Dr Albrecht Ferling
- United Arab Emirates: Saturday, February 03 - 2001 at 12:37
IT giant Hewlett-Packard is on a mission to invent itself world wide, and that also reflects on its new strategy for the Middle East.
Dr Albrecht sees the Internet as part of the solution to this late arrival on the Mid-East market. 'Start-ups are creating the market, and need to be supported by smart capital,' he says. 'We are supporting Epticar, the venture capital fund, to select and screen new dot-coms'.
Meanwhile, in Lebanon Hewlett-Packard is supporting an E-Biz Challenge competition for Government applications. And Dr Albrecht is a big supporter of the Dubai Internet City.
'Dubai is at the leading edge in the region, and the 1,800 entries for its E-Biz Challenge competition showed just how seriously the DIC is being taken, with entries even from the US. It is the speed of the leadership here, and the setting of stretch goals that is so impressive. The goals stretch people to make it'.
But surely the current Middle East crisis in Palestine must be causing HP quite a headache?
'We have not felt any impact on business outside Israel and Palestine, and we are represented in both,' says Dr Albrecht. 'We have a reputation for sticking with places in difficult times. We were into Russia in 1969, and stayed, for example. Most people in the Middle East want peace, and we hope that extremism will not prevail.
'In fact the oil money is beginning to appear in the market with a pick-up in PC sales, and we can see a lot of demand on the infrastructure side and interest in ASPs. There are major projects coming here, and it makes it easier that the Governments are so important in directing things'.
Yet isn't the idea of a massive company like Hewlett-Packard going back to its origins in somebody's garage is a bit ridiculous. How close can a $50bn company get to a modern start-up?
'Both the founders of HP were university professors, and I think that reminds us of the important role education plays in IT,' says Dr Albrecht. 'The whole business of being customer focused is also very much like a start-up and improving the customer experience of HP is a priority'.

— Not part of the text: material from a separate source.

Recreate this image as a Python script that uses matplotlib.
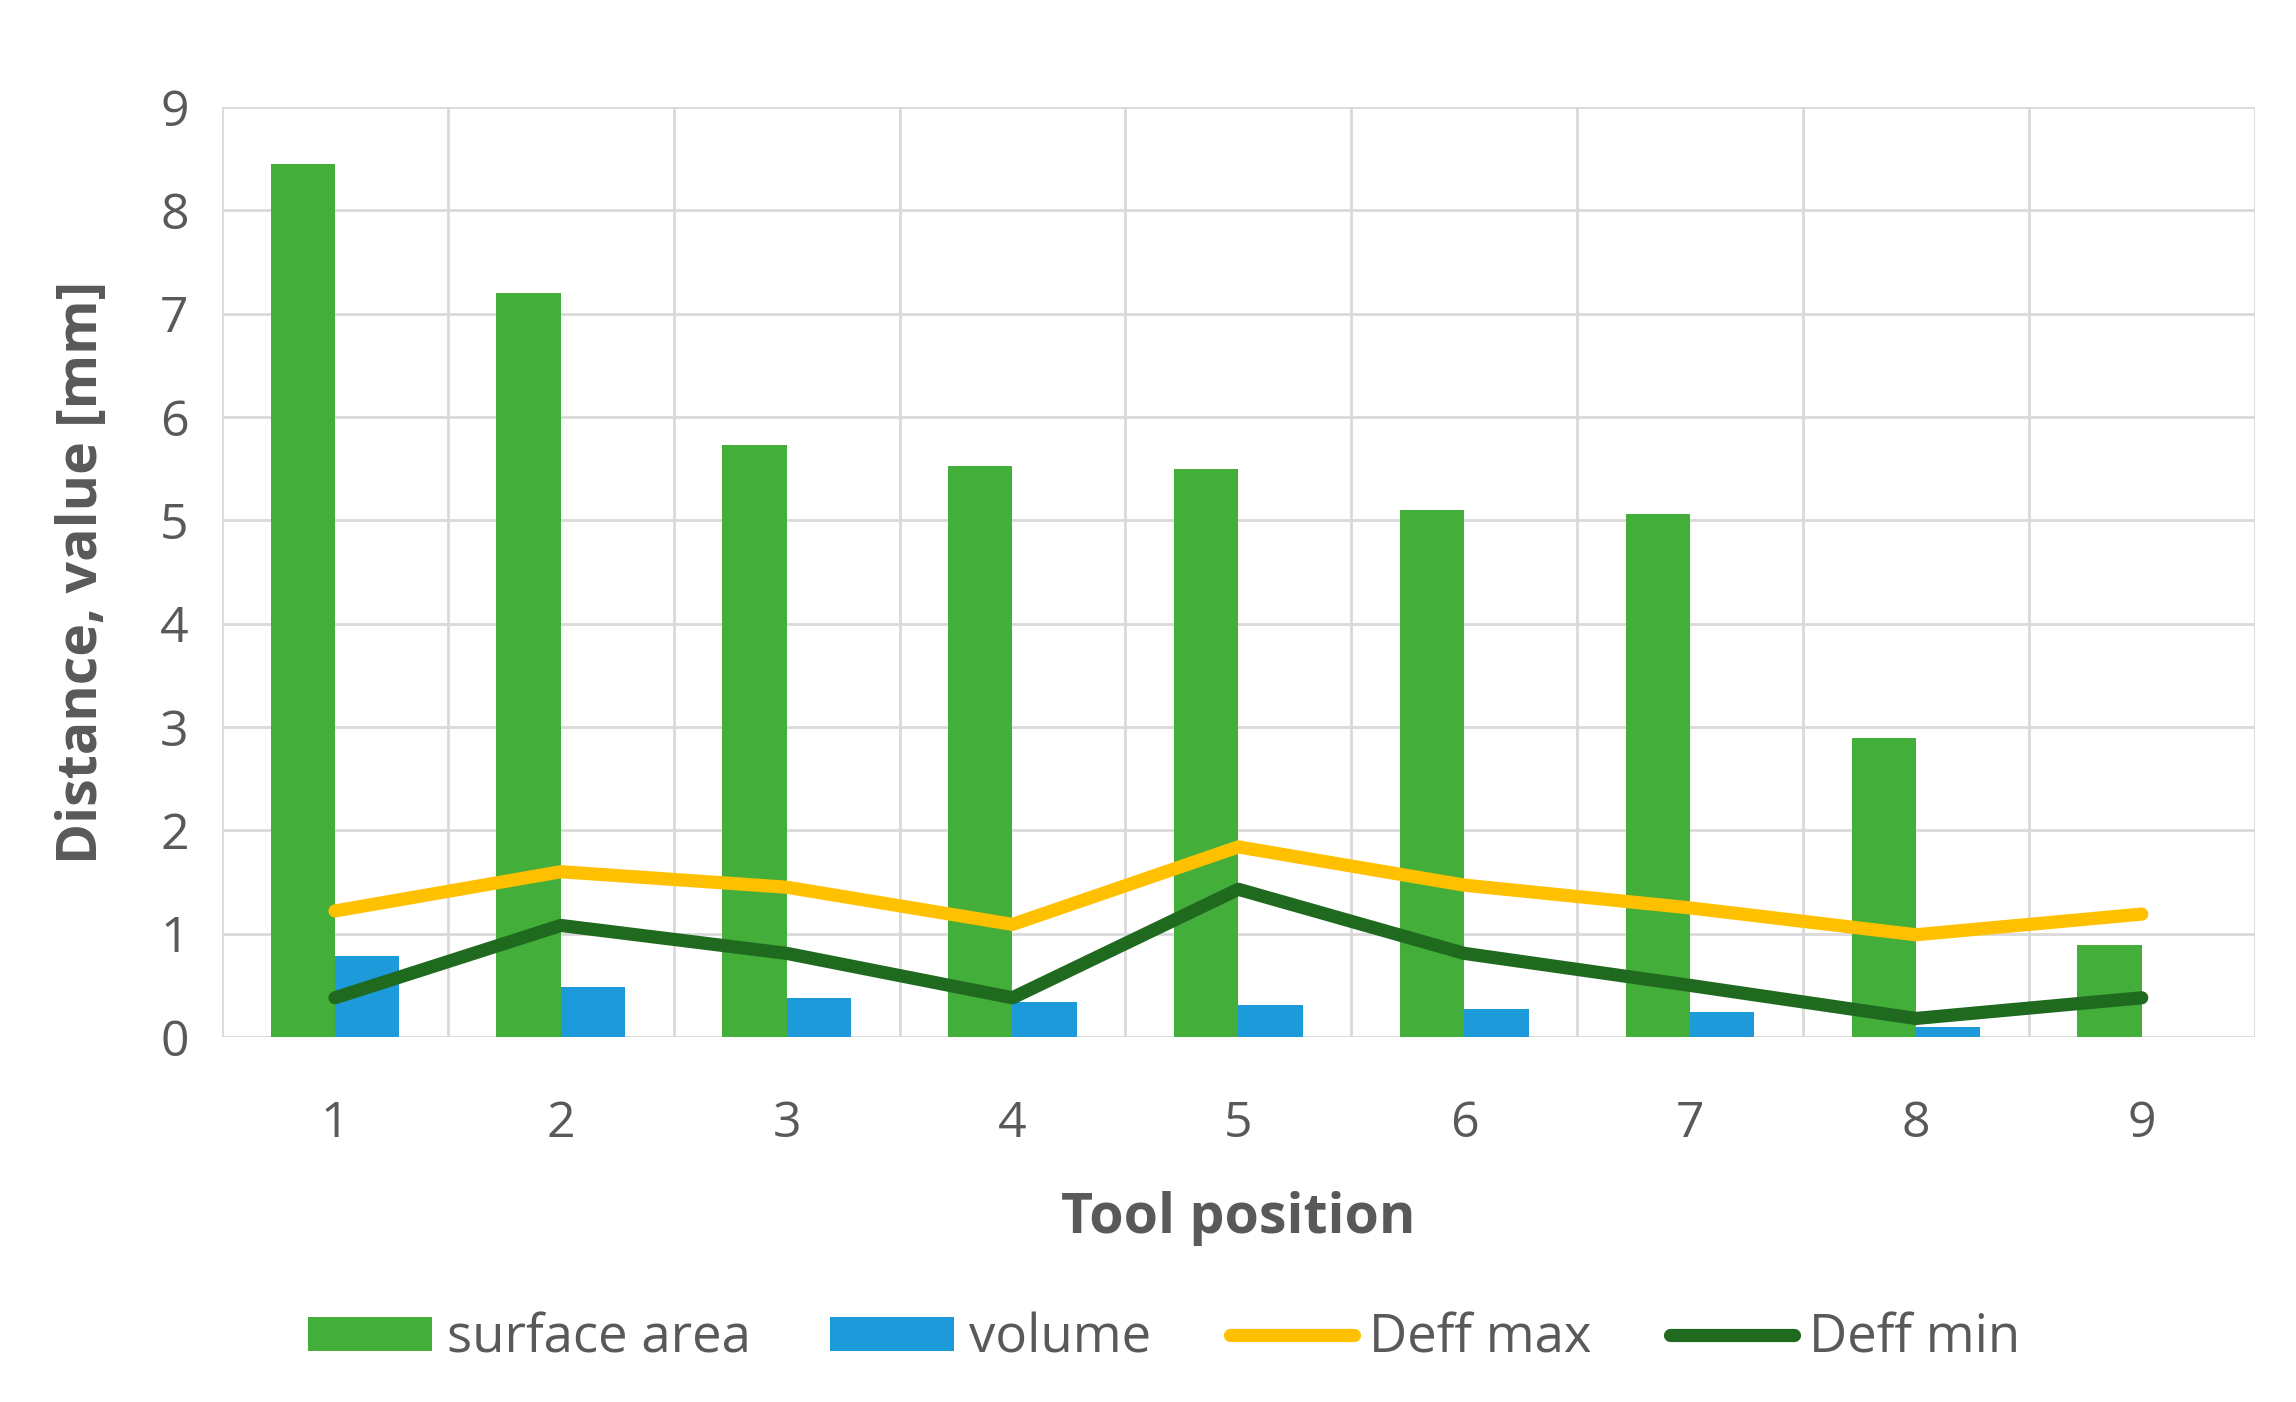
import matplotlib.pyplot as plt
import numpy as np

# data
positions = [1, 2, 3, 4, 5, 6, 7, 8, 9]
surface_area = [8.45, 7.20, 5.73, 5.53, 5.50, 5.10, 5.06, 2.89, 0.89]
volume = [0.78, 0.48, 0.38, 0.34, 0.31, 0.27, 0.24, 0.10, 0.0]
deff_max = [1.22, 1.60, 1.45, 1.09, 1.84, 1.47, 1.25, 0.99, 1.19]
deff_min = [0.38, 1.08, 0.81, 0.38, 1.43, 0.81, 0.50, 0.18, 0.38]

plt.rcParams['font.family'] = ['Open Sans', 'DejaVu Sans']
txt = '#595959'

fig = plt.figure(figsize=(22.96, 14.02), dpi=100)
ax = fig.add_axes([0.0967, 0.2603, 0.8853, 0.6634])

x = np.array(positions)
w = 0.285
b1 = ax.bar(x - w/2, surface_area, w, color='#43AE3A', label='surface area', zorder=2)
b2 = ax.bar(x + w/2, volume, w, color='#1C9ADA', label='volume', zorder=2)
l1, = ax.plot(x, deff_max, color='#FFC000', lw=9.5, solid_capstyle='round', label='Deff max', zorder=3)
l2, = ax.plot(x, deff_min, color='#1F6A1F', lw=9.5, solid_capstyle='round', label='Deff min', zorder=3)

ax.set_xlim(0.5, 9.5)
ax.set_ylim(0, 9)
ax.set_yticks(range(10))
ax.set_xticks(positions)
ax.set_xticks(np.arange(0.5, 10, 1), minor=True)
ax.grid(True, axis='y', color='#D9D9D9', lw=2, zorder=0)
ax.grid(True, axis='x', which='minor', color='#D9D9D9', lw=2, zorder=0)
for s in ax.spines.values():
    s.set_visible(False)
ax.tick_params(which='both', length=0)
ax.tick_params(axis='y', labelsize=36, colors=txt, pad=24)
ax.tick_params(axis='x', labelsize=36, colors=txt, pad=45)

ax.set_xlabel('Tool position', fontsize=40, fontweight='bold', color=txt)
ax.xaxis.set_label_coords(0.5, -0.195)
ax.xaxis.label.set_va('center')
ax.set_ylabel('Distance, value [mm]', fontsize=40, fontweight='bold', color=txt)
ax.yaxis.set_label_coords(-0.0684, 0.5)
ax.yaxis.label.set_va('center')

fig.legend([b1, b2, l1, l2], ['surface area', 'volume', 'Deff max', 'Deff min'],
           loc='center', bbox_to_anchor=(0.507, 0.045), ncol=4, frameon=False,
           fontsize=38, labelcolor=txt, handlelength=2.35, handletextpad=0.28,
           columnspacing=1.5, handleheight=0.6)

fig.savefig('out.png', dpi=100)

HP has another unusual reason for its new approach. Three out of five of the top executives in HP, including its ceo, are now women. Is this making a difference to corporate culture?
'Where men are more competitive, women like to work as a team,' says Dr Albrecht. 'Our ceo likes to say that we have moved from being a house of 100 brands to being a branded house. Including women is a releasing of untapped potential. I noted that the Young Entrepreneur of the Year in Oman was a woman. It is happening everywhere'.